Read this forecast taken by a post on the future:
Claytronics are revolutionising consumer products
Claytronics – also known as programmable matter – are now embedded in countless everyday items. This technology involves the manipulation of tiny devices known as catoms (claytronic atoms). Joined electrostatically, these work in concert to produce dramatic changes at the macroscale.
Objects featuring these catoms can be radically altered in form and function. Furniture can morph into new types, for instance. A bed could suddenly become a sofa, or a large table. Chairs can be instantly moulded to precisely suit the individual. Walls, carpets, ceilings, doors and other surfaces can modify their colour or texture on demand.

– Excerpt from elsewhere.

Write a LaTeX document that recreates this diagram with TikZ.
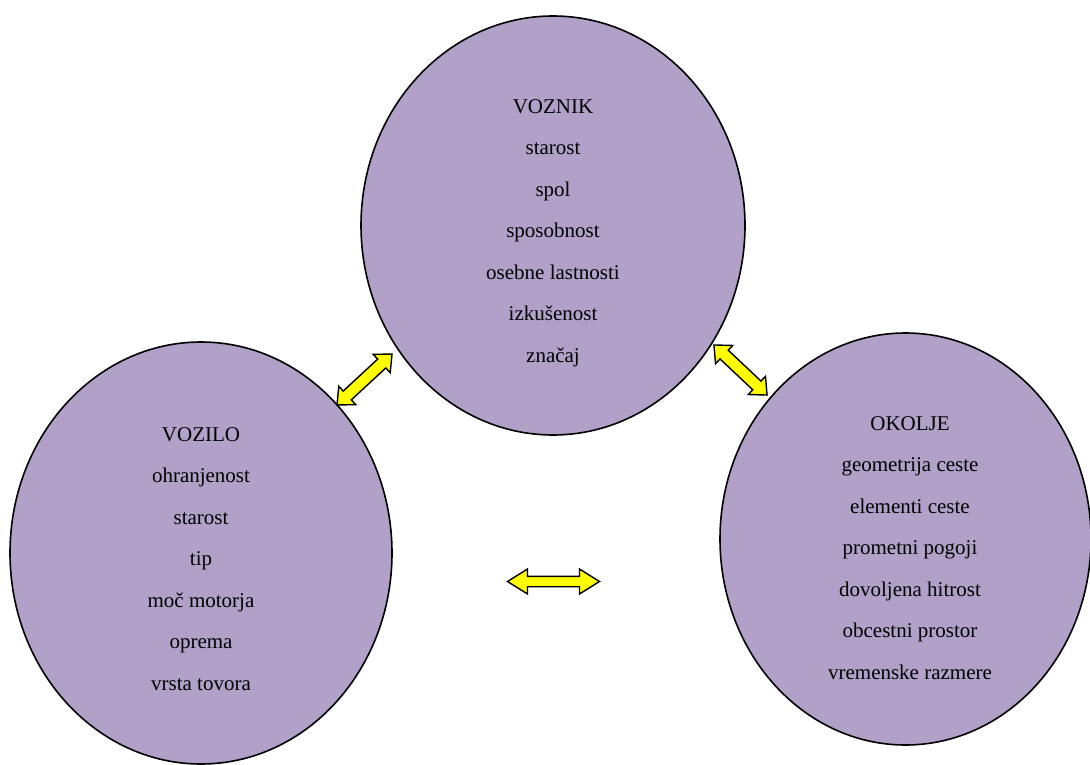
\documentclass[tikz,border=0pt]{standalone}
\usepackage{fontspec}
\setmainfont{Liberation Serif}
\usetikzlibrary{shapes.geometric}
\definecolor{lilac}{RGB}{177,160,199}
\definecolor{arrowyellow}{RGB}{255,255,0}
\tikzset{
  factor/.style={ellipse, draw=black, line width=1.6pt, fill=lilac, inner sep=0pt},
  factortext/.style={align=center, anchor=north, inner sep=0pt,
    font=\fontsize{21}{41.5}\selectfont},
  dblarrow/.style={draw=black, line width=1.4pt, fill=arrowyellow, line join=miter}
}
% double-headed block arrow: half length, head length, half head width, half shaft width
\newcommand\blockarrow[4]{%
  (-#1,0) -- (-#1+#2,#3) -- (-#1+#2,#4) -- (#1-#2,#4) -- (#1-#2,#3) -- (#1,0)
  -- (#1-#2,-#3) -- (#1-#2,-#4) -- (-#1+#2,-#4) -- (-#1+#2,-#3) -- cycle}
\begin{document}
\begin{tikzpicture}[x=1pt,y=-1pt]
\useasboundingbox (0,0) rectangle (1090,765);

% the three factor ellipses
\node[factor, minimum width=384pt, minimum height=419pt] (voznik) at (553,225.5) {};
\node[factor, minimum width=382pt, minimum height=422pt] (vozilo) at (201,553) {};
\node[factor, minimum width=371pt, minimum height=412pt] (okolje) at (905.5,539) {};

% their labels
\node[factortext] (voznik-text) at (553,99)
  {VOZNIK\\starost\\spol\\sposobnost\\osebne lastnosti\\izkušenost\\značaj};
\node[factortext] (vozilo-text) at (201,427)
  {VOZILO\\ohranjenost\\starost\\tip\\moč motorja\\oprema\\vrsta tovora};
\node[factortext] (okolje-text) at (910,416)
  {OKOLJE\\geometrija ceste\\elementi ceste\\prometni pogoji\\dovoljena hitrost\\obcestni prostor\\vremenske razmere};

% interaction arrows between the factors
\begin{scope}[shift={(364.5,379.5)}, rotate=42.8]
  \draw[dblarrow] \blockarrow{37.5}{14}{12.5}{6};
\end{scope}
\begin{scope}[shift={(740.5,370)}, rotate=-43.3]
  \draw[dblarrow] \blockarrow{36.5}{14}{12.5}{6};
\end{scope}
\begin{scope}[shift={(553.5,581.5)}]
  \draw[dblarrow] \blockarrow{46}{20}{12.5}{5.2};
\end{scope}
\end{tikzpicture}
\end{document}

Electronic devices feature this exotic material. They can be highly adaptable to their environments, for instance – altering their structure to cope with dust and heat in a desert, then later shifting to resist humidity and moisture in a jungle, or even becoming completely waterproof. They can be personalised too: devices worn on the head or ears can mould themselves to fit the individual.
Many vehicles now make use of claytronics. Car surfaces can change colour at the touch of a button. Or they can self-heal: fixing bumps, scratches and other damage. Tyres can be instantly adapted for different terrain types or weather conditions. Transparent windows can be instantly blacked-out for privacy.
Claytronics are especially popular in children’s toys, with figures taking on astonishingly lifelike forms.
Various other everyday objects are now becoming highly configurable and morphable. Further into the future, claytronics will enable the creation of entire simulated humans.